Pemindahan dari aksara lontaraq ke latin juga tidak menaati kaidah ejaan. “Menurut Belanda, karya sastra yang tidak diterjemahkan dengan cita rasa sastrawi berarti ‘menzalimi’ karya itu (La Galigo),” katanya.

Proyek Salim akhirnya disodorkan oleh Belanda kepada almarhum Prof. Dr Fahruddin Ambo Enre.  Pada kurun 1990-1992, Guru besar IKIP Ujung Pandang itu hanya mampu merampungkan 1,5 jilid. Itupun terjemahannya hanya mengikuti ejaan Bahasa Indonesia baku. “Padahal, yang diinginkan Belanda adalah bersifat sastra,” katanya.

Di tangan Nurhayati, tugas untuk menghadirkan cita rasa sastrawi dari naskah La Galigo dimulai. Soal berkutat dengan naskah asli dan mencocokkan dengan naskah 12 jilid karya Salim itu, Nurhayati punya amsal tersendiri. “Ibarat membawa sebuah baju bekas ke tukang jahit. Minta dikecilkan atau dibesarkan, tapi si tukang jahitnya minta dibawakan kain baru saja,” katanya.

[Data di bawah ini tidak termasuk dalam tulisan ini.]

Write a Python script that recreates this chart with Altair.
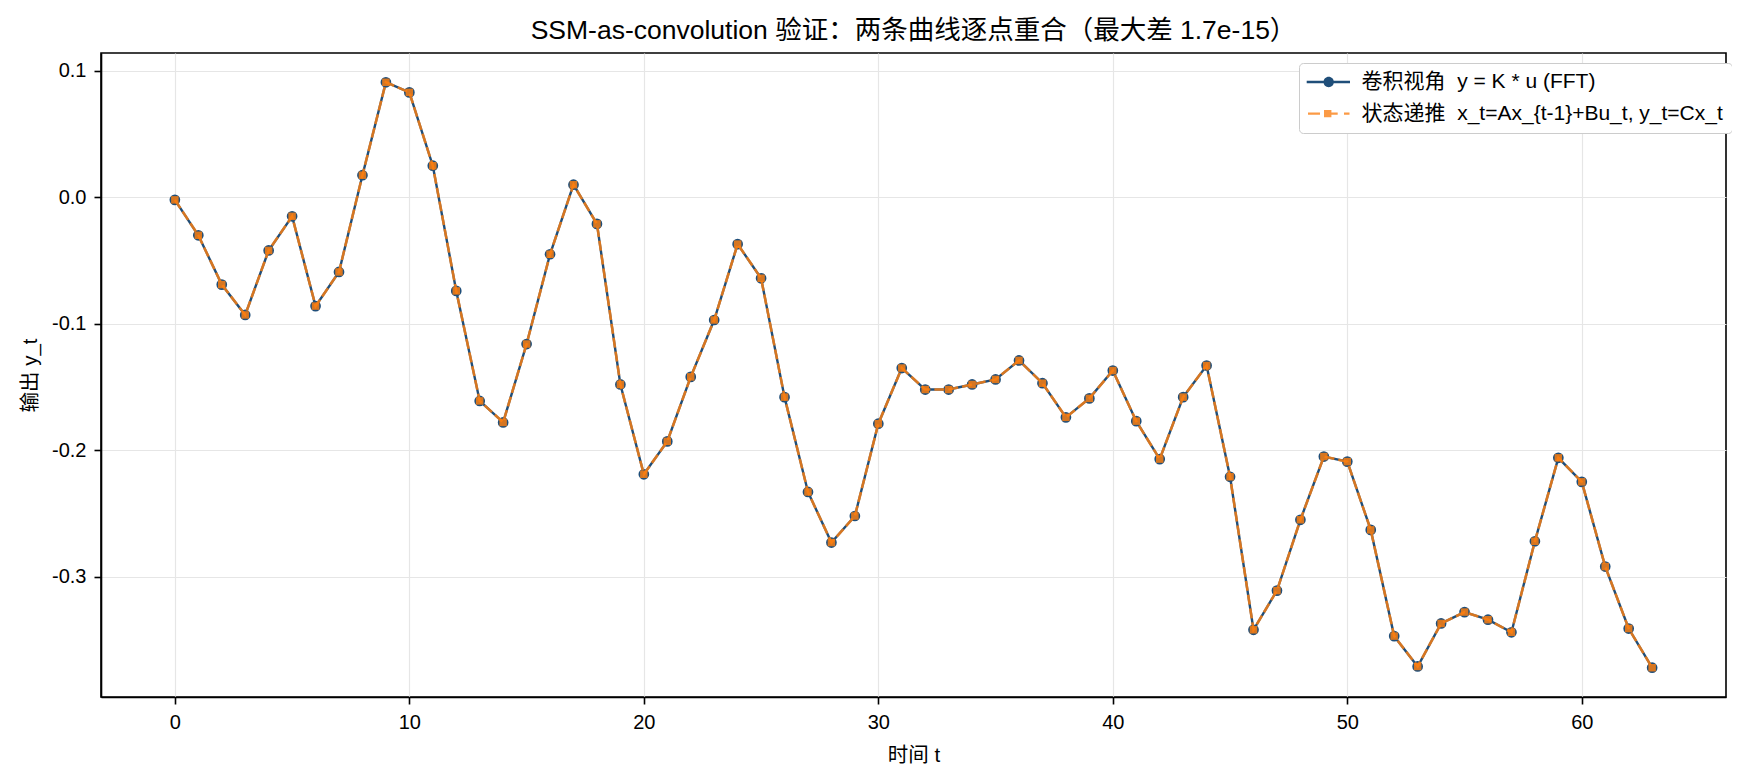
import altair as alt
import pandas as pd

# --- data ------------------------------------------------------------------
t = list(range(64))
y_conv = [
    -0.002, -0.030, -0.069, -0.093, -0.042, -0.015, -0.086, -0.059,
    0.0175, 0.091, 0.083, 0.025, -0.074, -0.161, -0.178, -0.116,
    -0.045, 0.010, -0.021, -0.148, -0.219, -0.193, -0.142, -0.097,
    -0.037, -0.064, -0.158, -0.233, -0.273, -0.252, -0.179, -0.135,
    -0.152, -0.152, -0.148, -0.144, -0.129, -0.147, -0.174, -0.159,
    -0.137, -0.177, -0.207, -0.158, -0.133, -0.221, -0.342, -0.311,
    -0.255, -0.205, -0.209, -0.263, -0.347, -0.371, -0.337, -0.328,
    -0.334, -0.344, -0.272, -0.206, -0.225, -0.292, -0.341, -0.372,
]
# recurrence output agrees with the convolution to 1.7e-15: same at plot scale
y_rec = list(y_conv)

x_ticks = [0, 10, 20, 30, 40, 50, 60]
y_ticks = [0.1, 0.0, -0.1, -0.2, -0.3]

# nbsp keeps the double gap (svg collapses plain spaces)
LABEL_CONV = "卷积视角\u00a0 y = K * u (FFT)"
LABEL_REC = "状态递推\u00a0 x_t=Ax_{t-1}+Bu_t, y_t=Cx_t"
TITLE = "SSM-as-convolution 验证：两条曲线逐点重合（最大差 1.7e-15）"

BLUE = "#1f4e79"
ORANGE = "#ff7f0e"       # drawn at 0.8 opacity, like the reference
ORANGE_KEY = "#fb9a45"   # the same at 0.8 over white, for the legend key
FONT = "Liberation Sans, Arial, 'Noto Sans CJK SC', sans-serif"

# legend keys: line + marker drawn as filled paths (units of 10px), all clockwise
KEY_CONV = ("M-1.13,-0.13H3.2V0.13H-1.13Z "
            "M0.55,0A0.52,0.52,0,1,1,1.59,0A0.52,0.52,0,1,1,0.55,0Z")
KEY_REC = ("M-1,-0.12H0.2V0.12H-1Z M0.6,-0.37H1.34V0.37H0.6Z "
           "M1.34,-0.12H1.97V0.12H1.34Z M2.6,-0.12H3.15V0.12H2.6Z")

LEG_X, LEG_Y = 1198, 10   # legend box corner, plot-area pixels

# matplotlib-style 5% margins around the data
x_pad = 0.05 * (max(t) - min(t))
y_lo, y_hi = min(y_conv), max(y_conv)
y_pad = 0.05 * (y_hi - y_lo)

df_conv = pd.DataFrame({"t": t, "y": y_conv})
df_rec = pd.DataFrame({"t": t, "y": y_rec})
df_key = pd.DataFrame({"series": [LABEL_CONV, LABEL_REC]})

x = alt.X("t:Q", title="时间 t",
          scale=alt.Scale(domain=[min(t) - x_pad, max(t) + x_pad], nice=False, zero=False),
          axis=alt.Axis(values=x_ticks, labelPadding=8.5, titlePadding=12.5))
y = alt.Y("y:Q", title="输出 y_t",
          scale=alt.Scale(domain=[y_lo - y_pad, y_hi + y_pad], nice=False, zero=False),
          axis=alt.Axis(values=y_ticks, labelPadding=8, titlePadding=11,
                        labelExpr="replace(format(datum.value, '.1f'), '\u2212', '-')"))

line_conv = alt.Chart(df_conv).mark_line(color=BLUE, strokeWidth=2.4).encode(x=x, y=y)
pts_conv = alt.Chart(df_conv).mark_point(
    shape="circle", filled=True, color=BLUE, size=115, opacity=1).encode(x=x, y=y)
line_rec = alt.Chart(df_rec).mark_line(
    color=ORANGE, strokeWidth=2.6, strokeDash=[10, 4], opacity=0.82).encode(x=x, y=y)
pts_rec = alt.Chart(df_rec).mark_point(
    shape="square", filled=True, color=ORANGE, size=56, opacity=0.82).encode(x=x, y=y)

legend = alt.Legend(
    title=None, orient="none", legendX=LEG_X, legendY=LEG_Y,
    symbolSize=400, symbolStrokeWidth=0, labelOffset=33, labelLimit=800,
    padding=8.5, rowPadding=9.6, strokeColor="#cccccc", fillColor="white",
    cornerRadius=4, labelFontSize=21, labelFont=FONT, labelColor="black")
# legend-only layer: its two glyphs sit under the (opaque) legend box
key = alt.Chart(df_key).mark_point(filled=True, size=400, opacity=1).encode(
    x=alt.value(LEG_X + 200), y=alt.value(LEG_Y + 34),
    color=alt.Color("series:N", legend=legend,
                    scale=alt.Scale(domain=[LABEL_CONV, LABEL_REC], range=[BLUE, ORANGE_KEY])),
    shape=alt.Shape("series:N", legend=legend,
                    scale=alt.Scale(domain=[LABEL_CONV, LABEL_REC], range=[KEY_CONV, KEY_REC])),
)

chart = (
    alt.layer(line_conv, pts_conv, line_rec, pts_rec, key)
    .properties(
        width=1625, height=644,
        title=alt.TitleParams(TITLE, fontSize=26.5, font=FONT, fontWeight="normal",
                              color="black", anchor="middle", offset=9, frame="group"),
        autosize=alt.AutoSizeParams(type="none"),
        padding={"left": 93, "top": 45, "right": 6, "bottom": 77},
    )
    .configure_view(stroke="black", strokeWidth=1.6)
    .configure_axis(
        domainColor="black", domainWidth=1.6, tickColor="black", tickWidth=1.6, tickSize=7,
        gridColor="#e6e6e6", gridWidth=1.2, labelFont=FONT, labelFontSize=20,
        labelColor="black", titleFont=FONT, titleFontSize=20.5, titleFontWeight="normal",
        titleColor="black", labelFlush=False)
)

chart.save("out.html", embed_options={"renderer": "svg", "actions": False})
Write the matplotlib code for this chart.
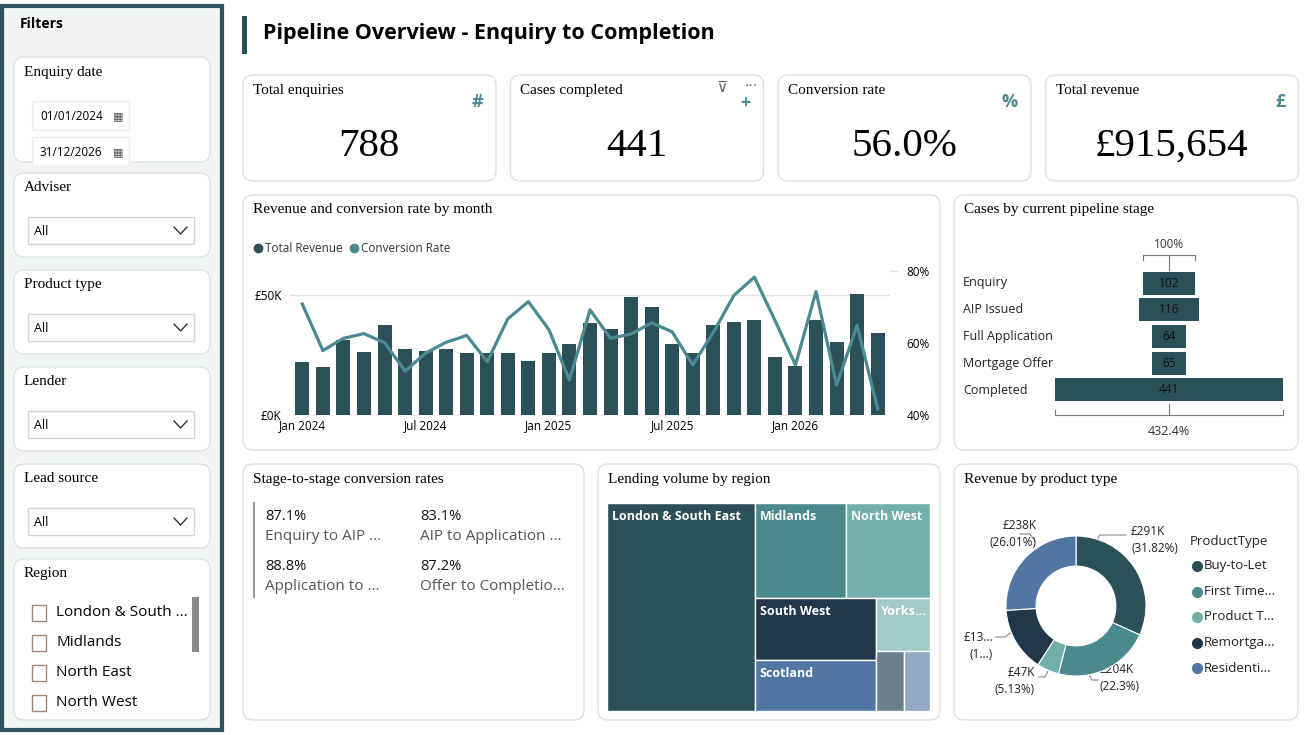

Membuka naskah aslinya saja harus didampingi oleh petugas khusus yang berdiri di belakangnya. Harus pakai sarung tangan dan masker. Pernah mahasiswa Sulsel berdemo dan meminta dirinya berjuang mengembalikan naskah asli La Galigo.

Nurhayati hanya bilang, “Kalian mampu memperlakukan dan menjaga naskah itu seperti mereka (Belanda) merawatnya? Membukanya saja harus pakai masker, pake tisu, temperatur saja diatur!”

LA GALIGO SEBAGAI KARYA SASTRA

Kenapa naskah La Galigo dianggap sebagai karya sastra? Sebab, terdiri dari lima suku kata pada setiap penggal frase. Disebut penggal frase, bukan bait, karena tidak tersusun ke bawah tetapi ditulis sambung menyambung. “Lima suku kata ini ditulis untuk dinyanyikan di depan publik. Jika lebih atau kurang dari lima suku kata, bunyinya fals,” bebernya.

Selain itu, seluruh unsur-unsur karya sastra modern terpenuhi dalam La Galigo. Ada flashback dan pembayangan. Flashback atau semacam alur mundur dalam film yang menjelaskan episode sebelumnya. Sementara, pembayangan berfungsi untuk menjelaskan adegan atau episode yang akan datang.

Dengan jumlah 300.000 penggal frase, La Galigo telah mewariskan kepada Indonesia, khususnya masyarakat Bugis, sebuah tradisi literasi yang kuat. Dia mewariskan huruf, tradisi menulis dan bersastra.

Banyak pendapat ahli soal kapan masa La Galigo ditulis. Ada yang menyebut abad ke-7, abad ke-11, hingga ke-14. Zaman di mana masyarakat belum punya fasilitas alat tulis menulis canggih selain daun lontar. Naskah La Galigo dalam pandangan para ahli, menyajikan data yang sangat gamblang. Kisahnya yang panjang, dari rentang zaman pra-Islam hingga Islam masuk, ditulis terperinci. Itu sebabnya, La Galigo dianggap tidak ditulis serentak dalam satu masa. “Karya ini dianggap saksi zaman dan ditulis sepanjang zaman,” tukas Nurhayati. (huldi amal)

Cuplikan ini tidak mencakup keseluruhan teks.